We need to make sure that, on an absolute choice basis, nothing is standing in the way of people having as many children as they want to. That's why initiatives such as the ones in this bill are so vitally important. It's everyone's decision as to whether to have children in the first place, as well as how many they want to have. But we don't want to be in a situation where people are wanting to have that second or third child, or whatever their choice might be, but feel that they'll be financially disadvantaged in doing so and don't proceed to do so. Firstly, we love families to be as big as they can be, based on personal choice. I certainly think children are a blessing and the more the better, within reason. But, equally, it's also vitally important that, for our societal cohesion and our ability to provide for everyone, particularly our ageing generations, the services and support of government that they deserve and need, we make sure that we are managing the population profile of our nation so that we always have the economic capacity to provide that. That's vitally important. In this and in other policy areas, we always want to be supporting people to make their own decisions but also ensure that there's nothing stopping them from making a decision in a certain direction because there's an economic disadvantage to that.

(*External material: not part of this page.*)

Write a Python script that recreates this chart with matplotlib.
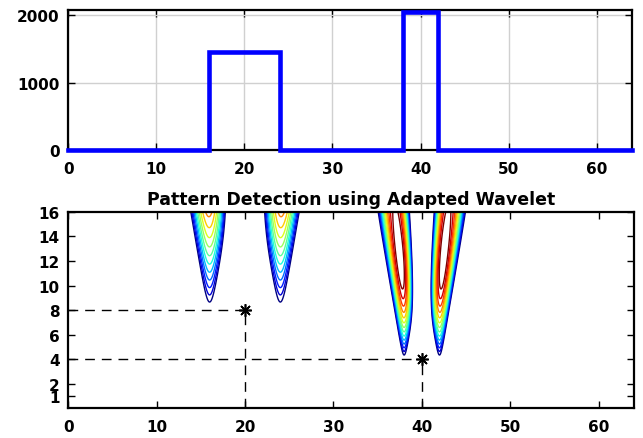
import numpy as np
import matplotlib
matplotlib.use('Agg')
import matplotlib.pyplot as plt

# piecewise constant test signal: segment breakpoints and level of each segment
edges = [0, 16, 24, 38, 42, 64]
levels = [0, 1450, 0, 2050, 0]

# expected position / scale of the two patterns
mark_pos = [20, 40]
mark_scale = [8, 4]

xticks = [0, 10, 20, 30, 40, 50, 60]
yticks_top = [0, 1000, 2000]
yticks_bot = [1, 2, 4, 6, 8, 10, 12, 14, 16]
title = 'Pattern Detection using Adapted Wavelet'

WIDTH = 0.17      # wavelet width relative to scale
N_LEVELS = 14

plt.rcParams['font.family'] = ['DejaVu Sans']
plt.rcParams['font.weight'] = 'bold'
plt.rcParams['font.size'] = 11

fig = plt.figure(figsize=(6.43, 4.39), dpi=100)
ax1 = fig.add_axes([0.106, 0.656, 0.877, 0.319])
ax2 = fig.add_axes([0.106, 0.068, 0.880, 0.447])

# --- top: signal
xs = np.repeat(edges, 2)[1:-1]
ys = np.repeat(levels, 2)
ax1.plot(xs, ys, color='#0000ff', lw=3.3, clip_on=False, zorder=5,
         solid_joinstyle='miter')
ax1.set_xlim(0, 64)
ax1.set_ylim(0, 2075)
ax1.set_xticks(xticks)
ax1.set_yticks(yticks_top)
ax1.grid(True, color='#d0d0d0', lw=1)
ax1.set_axisbelow(True)

# --- bottom: cwt with a gaussian-derivative wavelet.
# the signal is a sum of steps, each step gives a gaussian bump in b.
jumps = np.diff(levels)
b = np.linspace(0, 64, 1281)
s = np.linspace(0.5, 16, 311)
B, S = np.meshgrid(b, s)
sig = WIDTH * S
C = np.zeros_like(B)
for e, d in zip(edges[1:-1], jumps):
    C += d * np.exp(-(e - B) ** 2 / (2 * sig ** 2))
C = np.abs(C) * np.sqrt(S)

# lowest contour: first pattern shows up from scale ~8.7
lo = C[(S <= 8.7) & (B < 30)].max()
lv = np.linspace(lo, C.max() * 0.97, N_LEVELS)
ax2.contour(B, S, C, levels=lv, cmap='jet', linewidths=1.0)

for p, sc in zip(mark_pos, mark_scale):
    ax2.plot([0, p], [sc, sc], color='k', lw=1, dashes=(7, 5))
    ax2.plot([p, p], [0, sc], color='k', lw=1, dashes=(7, 5))
    ax2.plot(p, sc, marker=(8, 2, 0), color='k', ms=9, mew=1.2,
             linestyle='none')

ax2.set_xlim(0, 64)
ax2.set_ylim(0, 16)
ax2.set_xticks(xticks)
ax2.set_yticks(yticks_bot)
ax2.set_title(title, fontsize=12.5, fontweight='bold', pad=6)

for ax in (ax1, ax2):
    ax.tick_params(direction='in', top=True, right=True, length=5, width=1,
                   labelsize=11, pad=8)
    ax.tick_params(axis='y', pad=6)
    for sp in ax.spines.values():
        sp.set_linewidth(1.6)

fig.savefig('out.png', dpi=100)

With those comments, I commend this bill. One issue not addressed in this bill is expanding it to 26 weeks, which the government has indicated is going to be occurring in a subsequent bill. I don't know why that couldn't happen in this bill, but we hope that the government intends to honour that commitment and that we see that bill before the House in the near future. But certainly the principles of equality and flexibility are natural attributes of the coalition. These are policy positions that we in many cases had in our last budget, and on that we support the bill, and I commend it to the House.